*SUPPLIED MATERIAL*.
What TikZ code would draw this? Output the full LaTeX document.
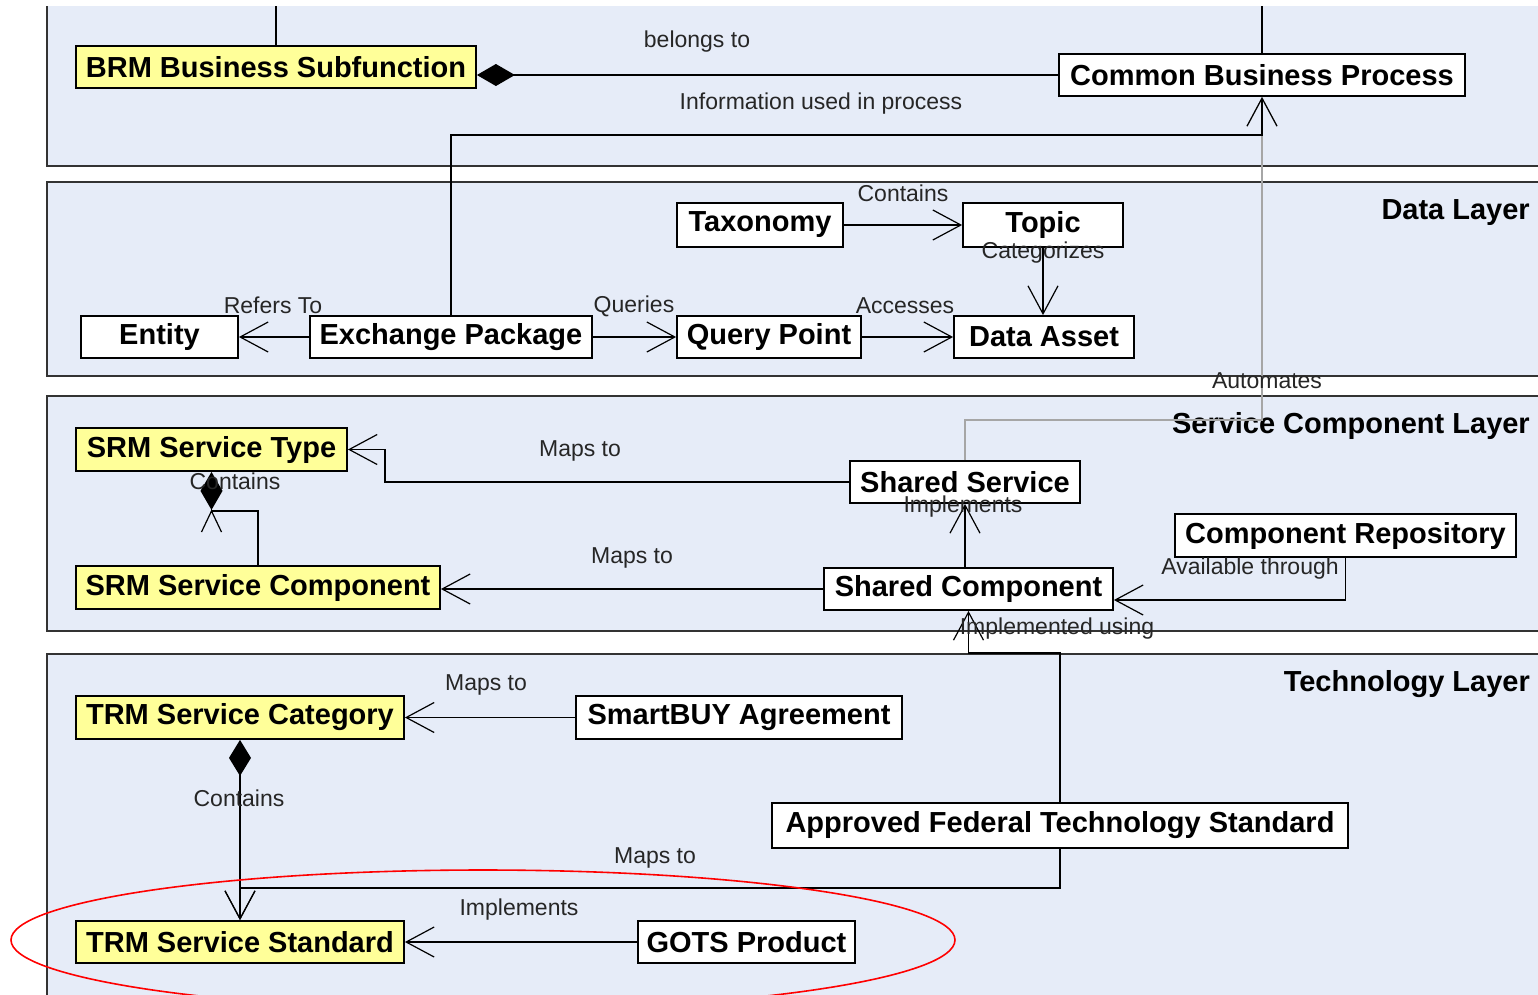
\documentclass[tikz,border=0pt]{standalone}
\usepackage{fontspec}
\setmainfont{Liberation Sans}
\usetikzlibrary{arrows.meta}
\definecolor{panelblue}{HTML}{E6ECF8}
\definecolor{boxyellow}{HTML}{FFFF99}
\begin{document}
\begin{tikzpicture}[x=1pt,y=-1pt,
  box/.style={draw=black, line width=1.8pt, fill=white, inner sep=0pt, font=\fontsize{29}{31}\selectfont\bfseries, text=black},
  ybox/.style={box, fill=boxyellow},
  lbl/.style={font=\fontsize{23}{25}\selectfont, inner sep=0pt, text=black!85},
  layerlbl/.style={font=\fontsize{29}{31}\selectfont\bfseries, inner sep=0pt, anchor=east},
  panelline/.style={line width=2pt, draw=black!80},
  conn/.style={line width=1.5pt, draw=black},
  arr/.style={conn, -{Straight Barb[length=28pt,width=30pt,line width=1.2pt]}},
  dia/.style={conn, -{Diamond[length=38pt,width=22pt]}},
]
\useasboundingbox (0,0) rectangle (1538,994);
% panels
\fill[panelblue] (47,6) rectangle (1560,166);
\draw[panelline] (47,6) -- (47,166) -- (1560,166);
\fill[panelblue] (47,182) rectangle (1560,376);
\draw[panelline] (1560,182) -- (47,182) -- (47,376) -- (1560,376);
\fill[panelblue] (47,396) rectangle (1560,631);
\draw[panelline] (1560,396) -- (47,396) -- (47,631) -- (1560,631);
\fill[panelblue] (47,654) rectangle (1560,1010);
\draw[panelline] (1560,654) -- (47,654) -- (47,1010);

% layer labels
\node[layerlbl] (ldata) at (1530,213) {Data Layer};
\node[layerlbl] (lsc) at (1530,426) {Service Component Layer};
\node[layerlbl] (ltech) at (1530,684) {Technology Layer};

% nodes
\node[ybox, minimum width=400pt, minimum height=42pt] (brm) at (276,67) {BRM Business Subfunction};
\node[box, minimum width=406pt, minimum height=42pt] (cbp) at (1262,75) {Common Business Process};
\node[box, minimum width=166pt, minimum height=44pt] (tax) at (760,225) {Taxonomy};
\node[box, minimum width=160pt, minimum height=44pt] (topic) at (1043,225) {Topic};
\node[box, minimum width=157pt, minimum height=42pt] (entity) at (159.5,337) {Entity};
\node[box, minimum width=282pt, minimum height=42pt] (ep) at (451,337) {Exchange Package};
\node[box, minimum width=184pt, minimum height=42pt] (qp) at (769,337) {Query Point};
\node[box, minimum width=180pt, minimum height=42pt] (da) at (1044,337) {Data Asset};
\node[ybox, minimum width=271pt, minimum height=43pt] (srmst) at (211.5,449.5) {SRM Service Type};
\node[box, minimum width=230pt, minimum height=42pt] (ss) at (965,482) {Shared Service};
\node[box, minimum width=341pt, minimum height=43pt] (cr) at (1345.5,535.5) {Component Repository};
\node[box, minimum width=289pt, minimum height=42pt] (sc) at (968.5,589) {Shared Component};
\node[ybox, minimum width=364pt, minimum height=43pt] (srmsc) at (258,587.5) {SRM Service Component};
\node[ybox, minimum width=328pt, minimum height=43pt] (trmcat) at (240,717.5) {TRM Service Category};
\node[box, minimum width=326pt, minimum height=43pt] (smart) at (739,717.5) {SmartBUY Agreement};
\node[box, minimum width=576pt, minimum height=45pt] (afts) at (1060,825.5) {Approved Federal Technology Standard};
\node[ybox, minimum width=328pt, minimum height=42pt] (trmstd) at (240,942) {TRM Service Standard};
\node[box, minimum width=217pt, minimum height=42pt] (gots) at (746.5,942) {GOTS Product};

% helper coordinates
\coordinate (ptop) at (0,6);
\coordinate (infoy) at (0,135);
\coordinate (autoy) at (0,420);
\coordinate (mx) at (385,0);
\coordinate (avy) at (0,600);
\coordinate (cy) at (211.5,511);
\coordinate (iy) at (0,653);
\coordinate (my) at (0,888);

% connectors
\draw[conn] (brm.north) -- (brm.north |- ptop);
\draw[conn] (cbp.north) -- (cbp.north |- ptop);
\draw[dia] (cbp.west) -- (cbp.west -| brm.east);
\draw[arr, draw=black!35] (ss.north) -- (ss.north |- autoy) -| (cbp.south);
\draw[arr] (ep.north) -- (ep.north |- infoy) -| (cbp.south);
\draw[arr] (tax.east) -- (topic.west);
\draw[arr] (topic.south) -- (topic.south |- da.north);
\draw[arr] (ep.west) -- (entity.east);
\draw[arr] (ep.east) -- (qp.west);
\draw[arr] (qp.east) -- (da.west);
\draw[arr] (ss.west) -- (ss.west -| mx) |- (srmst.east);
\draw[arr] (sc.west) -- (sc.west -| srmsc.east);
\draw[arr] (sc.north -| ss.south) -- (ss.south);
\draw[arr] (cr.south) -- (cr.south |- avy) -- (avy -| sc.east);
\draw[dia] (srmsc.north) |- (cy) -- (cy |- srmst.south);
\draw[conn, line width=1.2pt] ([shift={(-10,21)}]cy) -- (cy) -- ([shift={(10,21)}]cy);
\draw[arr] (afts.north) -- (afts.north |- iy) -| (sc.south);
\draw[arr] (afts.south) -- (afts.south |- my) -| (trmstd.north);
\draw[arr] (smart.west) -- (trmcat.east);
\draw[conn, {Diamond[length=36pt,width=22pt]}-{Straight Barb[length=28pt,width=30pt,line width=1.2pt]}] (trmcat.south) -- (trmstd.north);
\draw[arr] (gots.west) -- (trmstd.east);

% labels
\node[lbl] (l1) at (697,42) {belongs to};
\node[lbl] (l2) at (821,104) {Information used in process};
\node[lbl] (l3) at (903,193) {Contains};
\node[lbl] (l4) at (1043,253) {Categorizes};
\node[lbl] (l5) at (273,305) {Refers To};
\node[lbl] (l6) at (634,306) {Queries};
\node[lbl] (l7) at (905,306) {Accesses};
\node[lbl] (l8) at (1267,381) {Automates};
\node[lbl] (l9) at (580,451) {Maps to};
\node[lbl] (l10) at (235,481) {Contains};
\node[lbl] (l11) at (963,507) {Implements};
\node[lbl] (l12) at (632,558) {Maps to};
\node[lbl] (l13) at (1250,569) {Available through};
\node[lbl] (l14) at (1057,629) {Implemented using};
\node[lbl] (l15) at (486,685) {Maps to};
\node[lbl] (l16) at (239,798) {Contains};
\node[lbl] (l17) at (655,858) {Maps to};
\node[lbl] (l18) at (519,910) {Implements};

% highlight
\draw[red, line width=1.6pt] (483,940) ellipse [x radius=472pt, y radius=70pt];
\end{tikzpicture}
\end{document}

*WHAT IS REQUIRED*.
The pictures should not be reproduced; quote all of the other material exactly.

*RESPONSE*.
What TikZ code would draw this? Output the full LaTeX document.
\documentclass[tikz,border=0pt]{standalone}
\usepackage{fontspec}
\setmainfont{Liberation Sans}
\usetikzlibrary{arrows.meta}
\definecolor{panelblue}{HTML}{E6ECF8}
\definecolor{boxyellow}{HTML}{FFFF99}
\begin{document}
\begin{tikzpicture}[x=1pt,y=-1pt,
  box/.style={draw=black, line width=1.8pt, fill=white, inner sep=0pt, font=\fontsize{29}{31}\selectfont\bfseries, text=black},
  ybox/.style={box, fill=boxyellow},
  lbl/.style={font=\fontsize{23}{25}\selectfont, inner sep=0pt, text=black!85},
  layerlbl/.style={font=\fontsize{29}{31}\selectfont\bfseries, inner sep=0pt, anchor=east},
  panelline/.style={line width=2pt, draw=black!80},
  conn/.style={line width=1.5pt, draw=black},
  arr/.style={conn, -{Straight Barb[length=28pt,width=30pt,line width=1.2pt]}},
  dia/.style={conn, -{Diamond[length=38pt,width=22pt]}},
]
\useasboundingbox (0,0) rectangle (1538,994);
% panels
\fill[panelblue] (47,6) rectangle (1560,166);
\draw[panelline] (47,6) -- (47,166) -- (1560,166);
\fill[panelblue] (47,182) rectangle (1560,376);
\draw[panelline] (1560,182) -- (47,182) -- (47,376) -- (1560,376);
\fill[panelblue] (47,396) rectangle (1560,631);
\draw[panelline] (1560,396) -- (47,396) -- (47,631) -- (1560,631);
\fill[panelblue] (47,654) rectangle (1560,1010);
\draw[panelline] (1560,654) -- (47,654) -- (47,1010);

% layer labels
\node[layerlbl] (ldata) at (1530,213) {Data Layer};
\node[layerlbl] (lsc) at (1530,426) {Service Component Layer};
\node[layerlbl] (ltech) at (1530,684) {Technology Layer};

% nodes
\node[ybox, minimum width=400pt, minimum height=42pt] (brm) at (276,67) {BRM Business Subfunction};
\node[box, minimum width=406pt, minimum height=42pt] (cbp) at (1262,75) {Common Business Process};
\node[box, minimum width=166pt, minimum height=44pt] (tax) at (760,225) {Taxonomy};
\node[box, minimum width=160pt, minimum height=44pt] (topic) at (1043,225) {Topic};
\node[box, minimum width=157pt, minimum height=42pt] (entity) at (159.5,337) {Entity};
\node[box, minimum width=282pt, minimum height=42pt] (ep) at (451,337) {Exchange Package};
\node[box, minimum width=184pt, minimum height=42pt] (qp) at (769,337) {Query Point};
\node[box, minimum width=180pt, minimum height=42pt] (da) at (1044,337) {Data Asset};
\node[ybox, minimum width=271pt, minimum height=43pt] (srmst) at (211.5,449.5) {SRM Service Type};
\node[box, minimum width=230pt, minimum height=42pt] (ss) at (965,482) {Shared Service};
\node[box, minimum width=341pt, minimum height=43pt] (cr) at (1345.5,535.5) {Component Repository};
\node[box, minimum width=289pt, minimum height=42pt] (sc) at (968.5,589) {Shared Component};
\node[ybox, minimum width=364pt, minimum height=43pt] (srmsc) at (258,587.5) {SRM Service Component};
\node[ybox, minimum width=328pt, minimum height=43pt] (trmcat) at (240,717.5) {TRM Service Category};
\node[box, minimum width=326pt, minimum height=43pt] (smart) at (739,717.5) {SmartBUY Agreement};
\node[box, minimum width=576pt, minimum height=45pt] (afts) at (1060,825.5) {Approved Federal Technology Standard};
\node[ybox, minimum width=328pt, minimum height=42pt] (trmstd) at (240,942) {TRM Service Standard};
\node[box, minimum width=217pt, minimum height=42pt] (gots) at (746.5,942) {GOTS Product};

% helper coordinates
\coordinate (ptop) at (0,6);
\coordinate (infoy) at (0,135);
\coordinate (autoy) at (0,420);
\coordinate (mx) at (385,0);
\coordinate (avy) at (0,600);
\coordinate (cy) at (211.5,511);
\coordinate (iy) at (0,653);
\coordinate (my) at (0,888);

% connectors
\draw[conn] (brm.north) -- (brm.north |- ptop);
\draw[conn] (cbp.north) -- (cbp.north |- ptop);
\draw[dia] (cbp.west) -- (cbp.west -| brm.east);
\draw[arr, draw=black!35] (ss.north) -- (ss.north |- autoy) -| (cbp.south);
\draw[arr] (ep.north) -- (ep.north |- infoy) -| (cbp.south);
\draw[arr] (tax.east) -- (topic.west);
\draw[arr] (topic.south) -- (topic.south |- da.north);
\draw[arr] (ep.west) -- (entity.east);
\draw[arr] (ep.east) -- (qp.west);
\draw[arr] (qp.east) -- (da.west);
\draw[arr] (ss.west) -- (ss.west -| mx) |- (srmst.east);
\draw[arr] (sc.west) -- (sc.west -| srmsc.east);
\draw[arr] (sc.north -| ss.south) -- (ss.south);
\draw[arr] (cr.south) -- (cr.south |- avy) -- (avy -| sc.east);
\draw[dia] (srmsc.north) |- (cy) -- (cy |- srmst.south);
\draw[conn, line width=1.2pt] ([shift={(-10,21)}]cy) -- (cy) -- ([shift={(10,21)}]cy);
\draw[arr] (afts.north) -- (afts.north |- iy) -| (sc.south);
\draw[arr] (afts.south) -- (afts.south |- my) -| (trmstd.north);
\draw[arr] (smart.west) -- (trmcat.east);
\draw[conn, {Diamond[length=36pt,width=22pt]}-{Straight Barb[length=28pt,width=30pt,line width=1.2pt]}] (trmcat.south) -- (trmstd.north);
\draw[arr] (gots.west) -- (trmstd.east);

% labels
\node[lbl] (l1) at (697,42) {belongs to};
\node[lbl] (l2) at (821,104) {Information used in process};
\node[lbl] (l3) at (903,193) {Contains};
\node[lbl] (l4) at (1043,253) {Categorizes};
\node[lbl] (l5) at (273,305) {Refers To};
\node[lbl] (l6) at (634,306) {Queries};
\node[lbl] (l7) at (905,306) {Accesses};
\node[lbl] (l8) at (1267,381) {Automates};
\node[lbl] (l9) at (580,451) {Maps to};
\node[lbl] (l10) at (235,481) {Contains};
\node[lbl] (l11) at (963,507) {Implements};
\node[lbl] (l12) at (632,558) {Maps to};
\node[lbl] (l13) at (1250,569) {Available through};
\node[lbl] (l14) at (1057,629) {Implemented using};
\node[lbl] (l15) at (486,685) {Maps to};
\node[lbl] (l16) at (239,798) {Contains};
\node[lbl] (l17) at (655,858) {Maps to};
\node[lbl] (l18) at (519,910) {Implements};

% highlight
\draw[red, line width=1.6pt] (483,940) ellipse [x radius=472pt, y radius=70pt];
\end{tikzpicture}
\end{document}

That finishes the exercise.